Skip every picture and transcribe the remaining material exactly.

——

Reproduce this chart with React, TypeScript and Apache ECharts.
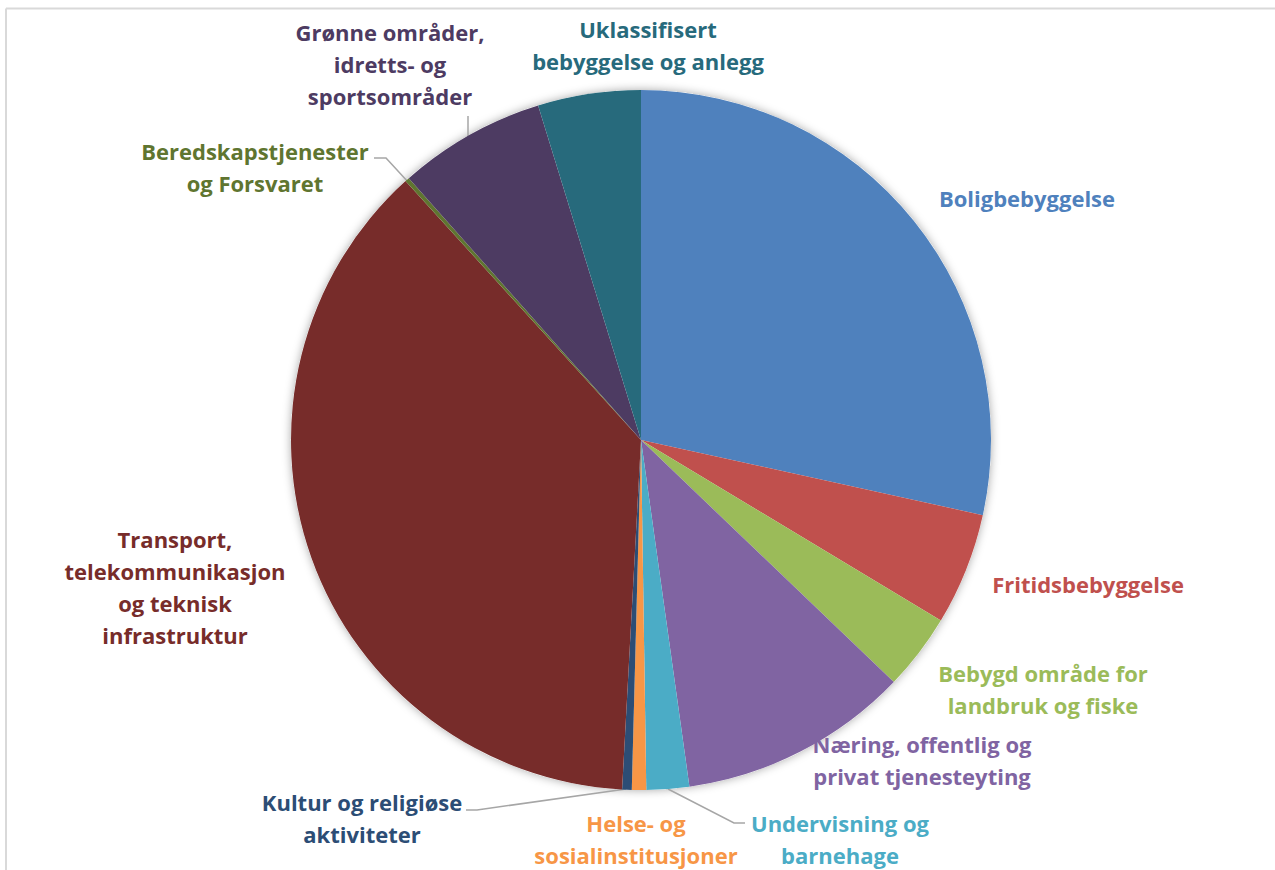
import React, { useEffect, useRef } from "react";
import * as echarts from "echarts";

const categories = [
  "Boligbebyggelse",
  "Fritidsbebyggelse",
  "Bebygd område for\nlandbruk og fiske",
  "Næring, offentlig og\nprivat tjenesteyting",
  "Undervisning og\nbarnehage",
  "Helse- og\nsosialinstitusjoner",
  "Kultur og religiøse\naktiviteter",
  "Transport,\ntelekommunikasjon\nog teknisk\ninfrastruktur",
  "Beredskapstjenester\nog Forsvaret",
  "Grønne områder,\nidretts- og\nsportsområder",
  "Uklassifisert\nbebyggelse og anlegg",
];

const values = [28.45, 5.18, 3.53, 10.64, 1.97, 0.66, 0.44, 37.4, 0.2, 6.8, 4.75];

const colors = [
  "#4F81BD",
  "#C0504D",
  "#9BBB59",
  "#8064A2",
  "#4BACC6",
  "#F79646",
  "#2C4D75",
  "#772C2A",
  "#5F7530",
  "#4D3B62",
  "#276A7C",
];

// label centre positions (px)
const labelPos: [number, number][] = [
  [1027, 198],
  [1088, 584],
  [1043, 689],
  [922, 760],
  [840, 839],
  [636, 839],
  [362, 818],
  [175, 587],
  [255, 167],
  [390, 64],
  [648, 45],
];

// leader lines (pie -> label), null = none
const leaderLines: ([number, number][] | null)[] = [
  null,
  null,
  null,
  null,
  [[668, 789], [734, 823], [745, 823]],
  null,
  [[626, 789], [477, 810], [466, 810]],
  null,
  [[409, 183], [386, 158], [374, 158]],
  [[468, 137], [468, 117], [468, 116]],
  null,
];

export default function App() {
  const ref = useRef<HTMLDivElement>(null);
  useEffect(() => {
    if (!ref.current) return;
    const chart = echarts.init(ref.current, null, { renderer: "svg" });
    const data = categories.map((name, i) => ({
      name,
      value: values[i],
      itemStyle: { color: colors[i] },
      label: { color: colors[i] },
      labelLine: { show: !!leaderLines[i] },
    }));
    chart.setOption({
      animation: false,
      backgroundColor: "#ffffff",
      graphic: [
        {
          type: "line",
          shape: { x1: 6, y1: 8.5, x2: 1275, y2: 8.5 },
          style: { stroke: "#D9D9D9", lineWidth: 2 },
        },
        {
          type: "line",
          shape: { x1: 6, y1: 8.5, x2: 6, y2: 870 },
          style: { stroke: "#D9D9D9", lineWidth: 2 },
        },
      ],
      series: [
        {
          type: "pie",
          silent: true,
          z: 1,
          center: [641, 440],
          radius: 350,
          label: { show: false },
          labelLine: { show: false },
          itemStyle: {
            color: "#ffffff",
            shadowBlur: 10,
            shadowColor: "rgba(0,0,0,0.35)",
          },
          data: [{ name: "", value: 1 }],
        },
        {
          type: "pie",
          z: 2,
          center: [641, 440],
          radius: 350,
          startAngle: 90,
          clockwise: true,
          avoidLabelOverlap: false,
          itemStyle: { borderWidth: 0 },
          label: {
            show: true,
            position: "outside",
            fontFamily: "Open Sans",
            fontWeight: "bold",
            fontSize: 22,
            lineHeight: 32,
            align: "center",
          },
          labelLine: {
            show: true,
            lineStyle: { color: "#A6A6A6", width: 1.5 },
          },
          labelLayout: (params: any) => {
            const i = params.dataIndex;
            const p = labelPos[i];
            const res: any = {
              x: p[0],
              y: p[1],
              align: "center",
              verticalAlign: "middle",
            };
            if (leaderLines[i]) res.labelLinePoints = leaderLines[i];
            return res;
          },
          data,
        },
      ],
    });
    return () => chart.dispose();
  }, []);
  return (
    <div
      ref={ref}
      style={{ position: "absolute", left: 0, top: 0, width: 1275, height: 870 }}
    />
  );
}
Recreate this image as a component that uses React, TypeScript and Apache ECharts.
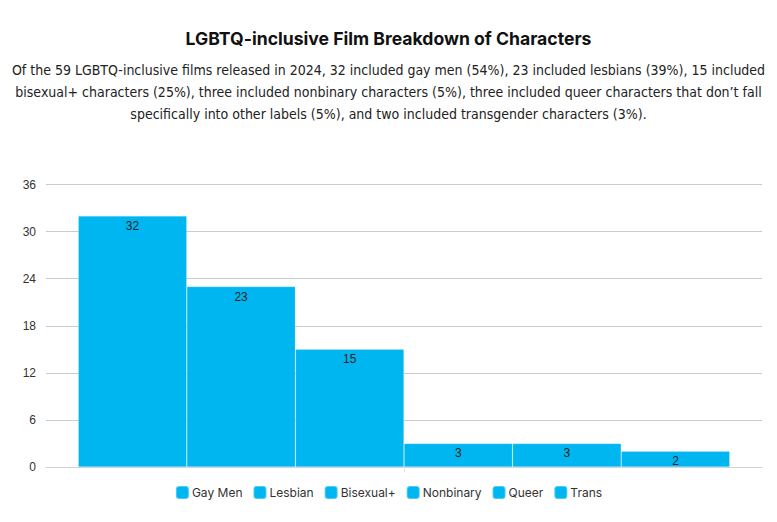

——

RESULT -
Reproduce this chart with React, TypeScript and Apache ECharts.
import React, { useEffect, useRef } from "react";
import * as echarts from "echarts";

const categories = [
  "Boligbebyggelse",
  "Fritidsbebyggelse",
  "Bebygd område for\nlandbruk og fiske",
  "Næring, offentlig og\nprivat tjenesteyting",
  "Undervisning og\nbarnehage",
  "Helse- og\nsosialinstitusjoner",
  "Kultur og religiøse\naktiviteter",
  "Transport,\ntelekommunikasjon\nog teknisk\ninfrastruktur",
  "Beredskapstjenester\nog Forsvaret",
  "Grønne områder,\nidretts- og\nsportsområder",
  "Uklassifisert\nbebyggelse og anlegg",
];

const values = [28.45, 5.18, 3.53, 10.64, 1.97, 0.66, 0.44, 37.4, 0.2, 6.8, 4.75];

const colors = [
  "#4F81BD",
  "#C0504D",
  "#9BBB59",
  "#8064A2",
  "#4BACC6",
  "#F79646",
  "#2C4D75",
  "#772C2A",
  "#5F7530",
  "#4D3B62",
  "#276A7C",
];

// label centre positions (px)
const labelPos: [number, number][] = [
  [1027, 198],
  [1088, 584],
  [1043, 689],
  [922, 760],
  [840, 839],
  [636, 839],
  [362, 818],
  [175, 587],
  [255, 167],
  [390, 64],
  [648, 45],
];

// leader lines (pie -> label), null = none
const leaderLines: ([number, number][] | null)[] = [
  null,
  null,
  null,
  null,
  [[668, 789], [734, 823], [745, 823]],
  null,
  [[626, 789], [477, 810], [466, 810]],
  null,
  [[409, 183], [386, 158], [374, 158]],
  [[468, 137], [468, 117], [468, 116]],
  null,
];

export default function App() {
  const ref = useRef<HTMLDivElement>(null);
  useEffect(() => {
    if (!ref.current) return;
    const chart = echarts.init(ref.current, null, { renderer: "svg" });
    const data = categories.map((name, i) => ({
      name,
      value: values[i],
      itemStyle: { color: colors[i] },
      label: { color: colors[i] },
      labelLine: { show: !!leaderLines[i] },
    }));
    chart.setOption({
      animation: false,
      backgroundColor: "#ffffff",
      graphic: [
        {
          type: "line",
          shape: { x1: 6, y1: 8.5, x2: 1275, y2: 8.5 },
          style: { stroke: "#D9D9D9", lineWidth: 2 },
        },
        {
          type: "line",
          shape: { x1: 6, y1: 8.5, x2: 6, y2: 870 },
          style: { stroke: "#D9D9D9", lineWidth: 2 },
        },
      ],
      series: [
        {
          type: "pie",
          silent: true,
          z: 1,
          center: [641, 440],
          radius: 350,
          label: { show: false },
          labelLine: { show: false },
          itemStyle: {
            color: "#ffffff",
            shadowBlur: 10,
            shadowColor: "rgba(0,0,0,0.35)",
          },
          data: [{ name: "", value: 1 }],
        },
        {
          type: "pie",
          z: 2,
          center: [641, 440],
          radius: 350,
          startAngle: 90,
          clockwise: true,
          avoidLabelOverlap: false,
          itemStyle: { borderWidth: 0 },
          label: {
            show: true,
            position: "outside",
            fontFamily: "Open Sans",
            fontWeight: "bold",
            fontSize: 22,
            lineHeight: 32,
            align: "center",
          },
          labelLine: {
            show: true,
            lineStyle: { color: "#A6A6A6", width: 1.5 },
          },
          labelLayout: (params: any) => {
            const i = params.dataIndex;
            const p = labelPos[i];
            const res: any = {
              x: p[0],
              y: p[1],
              align: "center",
              verticalAlign: "middle",
            };
            if (leaderLines[i]) res.labelLinePoints = leaderLines[i];
            return res;
          },
          data,
        },
      ],
    });
    return () => chart.dispose();
  }, []);
  return (
    <div
      ref={ref}
      style={{ position: "absolute", left: 0, top: 0, width: 1275, height: 870 }}
    />
  );
}
Recreate this image as a component that uses React, TypeScript and Apache ECharts.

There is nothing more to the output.